Practical habits that make it stick
The rule only works if the mechanics are frictionless. A few habits keep discipline automatic rather than a monthly battle of willpower:
- Pick a review date and honor it. The first of the month, payday, whatever — a calendar reminder beats “when I remember.” Consistency is the whole point.
- Withdraw to a separate account. Move surplus somewhere you don’t touch for day-to-day spending, so it becomes genuine savings instead of a slightly larger checking balance.
- Write your target down. A target roll you keep only in your head drifts upward every time you’re running well. On paper, it stays fixed.

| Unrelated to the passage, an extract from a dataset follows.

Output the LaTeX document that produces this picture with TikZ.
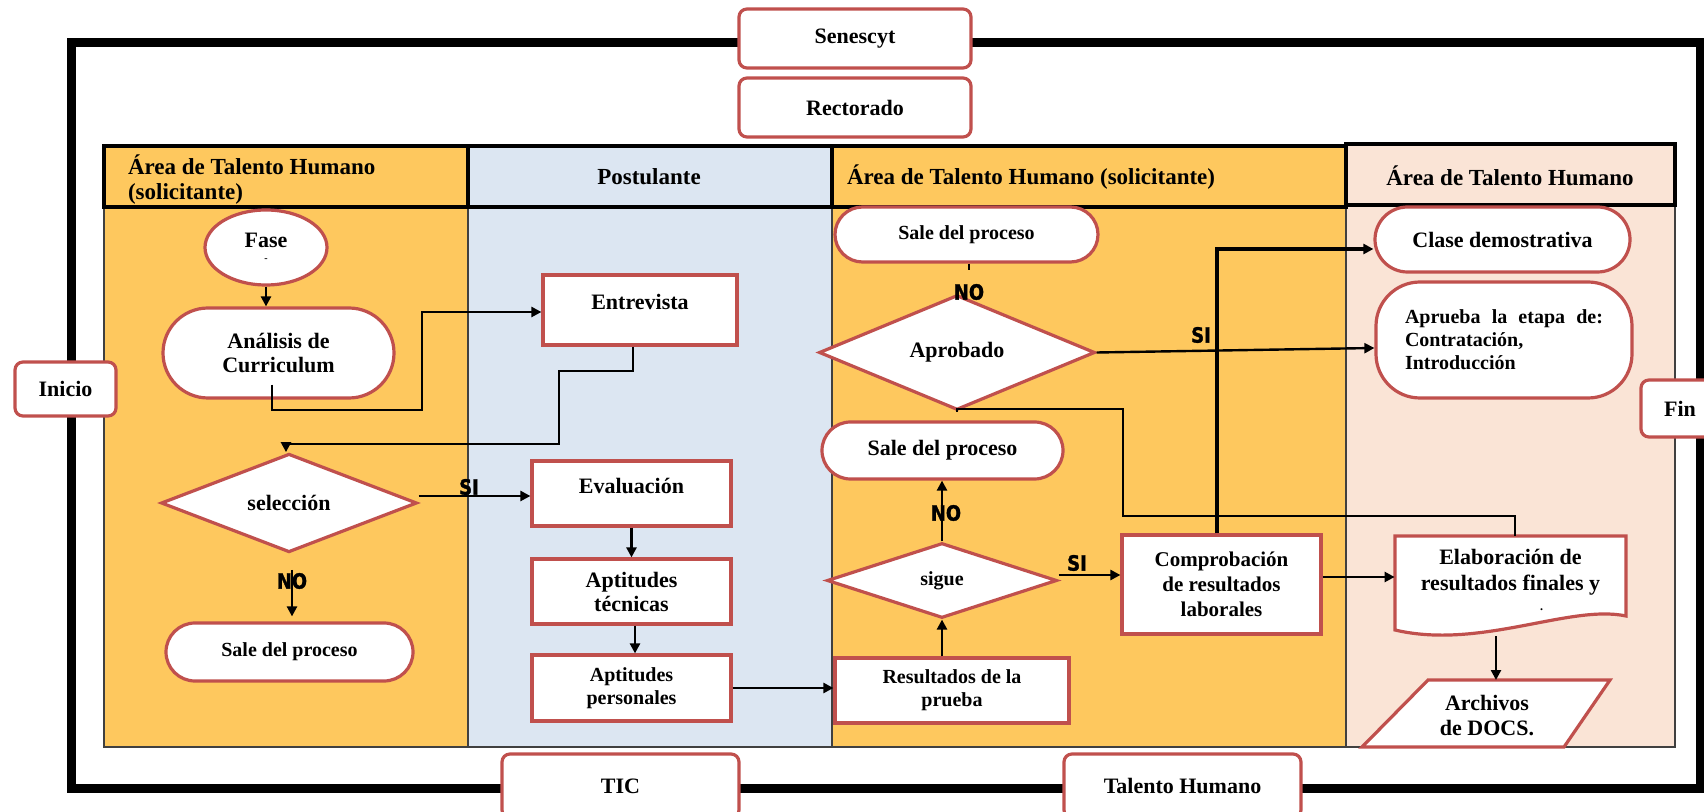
\documentclass[tikz,border=0pt]{standalone}
\usepackage{fontspec}
\setmainfont{Liberation Serif}
\newfontfamily\labfont{DejaVu Sans}[FakeStretch=0.85,BoldFeatures={FakeBold=1.5}]
\usetikzlibrary{arrows.meta,shapes.geometric,shapes.misc}
\definecolor{laneorange}{RGB}{254,200,94}
\definecolor{laneblue}{RGB}{220,230,242}
\definecolor{lanepink}{RGB}{250,228,214}
\definecolor{boxred}{RGB}{192,80,77}
\newcommand\myfs[2]{\bfseries\fontsize{#1}{#2}\selectfont}
\begin{document}
\begin{tikzpicture}[x=0.5pt,y=-0.5pt,
  font=\myfs{11}{13},
  box/.style={draw=boxred,line width=1.6pt,fill=white,inner sep=1pt,align=center},
  rbox/.style={box,rounded corners=4pt},
  stadium/.style={box,rounded rectangle},
  dia/.style={box,diamond,inner sep=0pt},
  conn/.style={line width=1.2pt},
  arr/.style={conn,-{Triangle[length=5pt,width=5pt]}},
  lbl/.style={font=\labfont\bfseries\fontsize{10.5}{10.5}\selectfont,inner sep=0pt},
  frame/.style={line width=4.5pt},
  lanehead/.style={draw=black,line width=1.6pt},
  lanebody/.style={draw=black!75,line width=0.7pt},
  ]
\useasboundingbox (0,0) rectangle (1704,812);

% outer frame
\coordinate (ftl) at (71,43);
\coordinate (fbr) at (1700,788);
\draw[frame] (ftl) rectangle (fbr);

% lanes
\fill[laneorange] (104,207) rectangle (468,747);
\fill[laneblue] (468,207) rectangle (832,747);
\fill[laneorange] (832,207) rectangle (1346,747);
\fill[lanepink] (1346,205) rectangle (1675,747);
\draw[lanebody] (104,207) -- (104,747) -- (1675,747) -- (1675,205);
\draw[lanebody] (468,207) -- (468,747);
\draw[lanebody] (832,207) -- (832,747);
\draw[lanebody] (1346,205) -- (1346,747);
\filldraw[fill=laneorange,lanehead] (104,146) rectangle (468,207);
\filldraw[fill=laneblue,lanehead] (468,146) rectangle (832,207);
\filldraw[fill=laneorange,lanehead] (832,146) rectangle (1346,207);
\filldraw[fill=lanepink,lanehead] (1346,144) rectangle (1675,205);
\node[anchor=west,align=left,font=\myfs{11.5}{12.5}] (h1) at (121,180) {Área de Talento Humano\\(solicitante)};
\node[font=\myfs{11.5}{13}] (h2) at (649,177) {Postulante};
\node[anchor=west,font=\myfs{11.5}{13}] (h3) at (840,177) {Área de Talento Humano (solicitante)};
\node[font=\myfs{11.5}{13}] (h4) at (1510,176) {Área de Talento Humano};

% outside boxes
\node[rbox,minimum width=116pt,minimum height=29.5pt] (senescyt) at (855,38.5) {Senescyt};
\node[rbox,minimum width=116pt,minimum height=29.5pt] (rectorado) at (855,107.5) {Rectorado};
\node[rbox,minimum width=50.5pt,minimum height=27pt] (inicio) at (65.5,389) {Inicio};
\node[rbox,minimum width=39pt,minimum height=28.5pt] (fin) at (1680,408.5) {Fin};
\node[rbox,minimum width=118.5pt,minimum height=32pt] (tic) at (620.5,786) {TIC};
\node[rbox,minimum width=118.5pt,minimum height=32pt] (talento) at (1182.5,786) {Talento Humano};

% lane 1
\node[box,ellipse,minimum width=61pt,minimum height=37.5pt,inner sep=0pt] (fase) at (266,247.5) {Fase\\[-6pt]{\fontsize{5}{5}\selectfont -}};
\node[stadium,minimum width=117.5pt,minimum height=45pt,font=\myfs{11}{12}] (analisis) at (278.5,353) {Análisis de\\Curriculum};
\node[dia,minimum width=128pt,minimum height=40pt] (seleccion) at (289,503) {selección};
\node[stadium,minimum width=125.5pt,minimum height=29pt,font=\myfs{10}{12}] (sale1) at (289.5,652) {Sale del proceso};

% lane 2
\node[box,minimum width=97pt,minimum height=35pt,text depth=8pt] (entrevista) at (640,310) {Entrevista};
\node[box,minimum width=99.5pt,minimum height=32.5pt,text depth=8pt] (evaluacion) at (631.5,493.5) {Evaluación};
\node[box,minimum width=99.5pt,minimum height=32.5pt,font=\myfs{11}{12}] (tecnicas) at (631.5,591.5) {Aptitudes\\técnicas};
\node[box,minimum width=99.5pt,minimum height=33pt,font=\myfs{10}{11.5}] (personales) at (631.5,688) {Aptitudes\\personales};

% lane 3
\node[stadium,minimum width=133.5pt,minimum height=27.5pt,font=\myfs{10}{12}] (sale2) at (966.5,234.5) {Sale del proceso};
\node[dia,minimum width=138pt,minimum height=47.5pt] (aprobado) at (957,352.5) {Aprobado};
\node[stadium,minimum width=122.5pt,minimum height=28.5pt] (sale3) at (942.5,450.5) {Sale del proceso};
\node[dia,minimum width=115pt,minimum height=37.5pt,font=\myfs{10}{12}] (sigue) at (942,580.5) {sigue};
\node[box,minimum width=117pt,minimum height=32.5pt,font=\myfs{10}{11.5}] (resultados) at (952,690.5) {Resultados de la\\prueba};
\node[box,minimum width=99.5pt,minimum height=49.5pt,font=\myfs{10.5}{12.5}] (comprobacion) at (1221.5,584.5) {Comprobación\\de resultados\\laborales};

% lane 4
\node[stadium,minimum width=129.5pt,minimum height=32.5pt] (clase) at (1502.5,239.5) {Clase demostrativa};
\node[box,rounded corners=22pt,minimum width=128pt,minimum height=58pt,align=left,font=\myfs{10}{11.5}] (aprueba) at (1504,340) {\makebox[99pt][s]{Aprueba la etapa de:}\\Contratación,\\Introducción};
\draw[draw=boxred,line width=1.6pt,fill=white] (1395,536) -- (1626,536) -- (1626,616) .. controls (1570,604) and (1480,650) .. (1395,630) -- cycle;
\node[align=center,font=\myfs{11}{13},minimum width=115.5pt,minimum height=44pt,inner sep=0pt] (elaboracion) at (1510.5,580) {Elaboración de\\resultados finales y\\[-3pt]{\hspace*{31pt}\fontsize{6}{6}\selectfont .}};
\draw[draw=boxred,line width=1.6pt,fill=white] (1428,680) -- (1610,680) -- (1564,747) -- (1362,747) -- cycle;
\node[align=center,font=\myfs{11}{12.5}] (archivos) at (1487,716) {Archivos\\de DOCS.};
\coordinate (archtop) at (1496,680);

% connectors
\coordinate (c1) at (422,410);
\coordinate (c2) at (559,371);
\coordinate (c3) at (286,444);
\coordinate (c4) at (1123,409);
\coordinate (c5) at (1515,516);
\draw[arr] (fase.south) -- (fase.south |- analisis.north);
\draw[arr] ([xshift=-3.25pt,yshift=7.5pt]analisis.south) |- (c1) |- ([yshift=-1pt]entrevista.west);
\draw[arr] ([xshift=-3.5pt]entrevista.south) |- (c2) |- (c3) -- (c3 |- seleccion.north);
\draw[arr] ([yshift=3.5pt]seleccion.east) -- ([yshift=3.5pt]seleccion.east -| evaluacion.west);
\draw[arr] ([xshift=1.5pt,yshift=-8pt]seleccion.south) -- ([xshift=1.25pt,yshift=2.5pt]sale1.north);
\draw[arr] (evaluacion.south) -- (tecnicas.north);
\draw[arr] ([xshift=1.75pt]tecnicas.south) -- ([xshift=1.75pt]personales.north);
\draw[arr] (personales.east) -- (personales.east -| resultados.west);
\draw[arr] (sigue.south |- resultados.north) -- (sigue.south);
\draw[arr] (sigue.north) -- (sigue.north |- sale3.south);
\draw[arr] ([yshift=2.75pt]sigue.east) -- ([yshift=2.75pt]sigue.east -| comprobacion.west);
\draw[arr] ([yshift=3.75pt]comprobacion.east) -- ([yshift=3.75pt]comprobacion.east -| elaboracion.west);
\draw[arr,line width=1.8pt] ([xshift=-2.25pt]comprobacion.north) |- ([yshift=-4.75pt]clase.west);
\draw[arr] (aprobado.east) -- ([yshift=-4pt]aprueba.west);
\draw[conn] (aprobado.south) |- (c4) |- (c5) -- (c5 |- elaboracion.north);
\draw[conn] ([xshift=1.25pt]sale2.south) -- ([xshift=6pt,yshift=11.5pt]aprobado.north);
\draw[arr] ([xshift=-7.25pt,yshift=-6pt]elaboracion.south) -- (archtop);

% labels
\node[lbl] (si1) at (469,487) {SI};
\node[lbl] (no1) at (292,581) {NO};
\node[lbl] (no2) at (969,292) {NO};
\node[lbl] (si2) at (1201,335) {SI};
\node[lbl] (no3) at (946,513) {NO};
\node[lbl] (si3) at (1077,563) {SI};
\end{tikzpicture}
\end{document}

- Never “borrow back” from withdrawn profit. Once it’s out, it’s out. Topping the roll back up from savings after a losing month reintroduces exactly the leak the rule exists to close.
None of this is complicated — that’s the point. The players who keep their winnings aren’t the ones with clever systems; they’re the ones who follow a boring rule every single month.
Put it together
Bankroll discipline isn’t only about surviving losses — it’s about keeping your wins. Define a target roll, reinvest until you hit it, then skim the surplus on a schedule so profit becomes real money instead of chips waiting to be lost. Set the target with how much bankroll you need, and see the full system in the bankroll management hub.
Frequently asked
When should I withdraw poker winnings?
Once your bankroll is comfortably above the target for your stake, withdraw the surplus rather than letting it pile up. If you're still building toward your target roll, reinvest instead — withdrawing while under-rolled just stalls your growth.
How much profit should I take off the table?
A common approach is to set a target bankroll for your current stake, then skim a fixed share — say 25–50% — of anything above it on a regular schedule, keeping the rest to fund a future move up.
Should I reinvest all my poker profits?
Only until you reach a healthy bankroll for the stakes you want to play. Beyond that, reinvesting everything exposes more money to variance for no benefit — that surplus is better off as real, withdrawn savings.
What does taking money off the table mean in poker?
It means physically or digitally removing profit from your active bankroll so it can't be lost back. It's a discipline habit that locks in wins and keeps poker from quietly reclaiming your gains.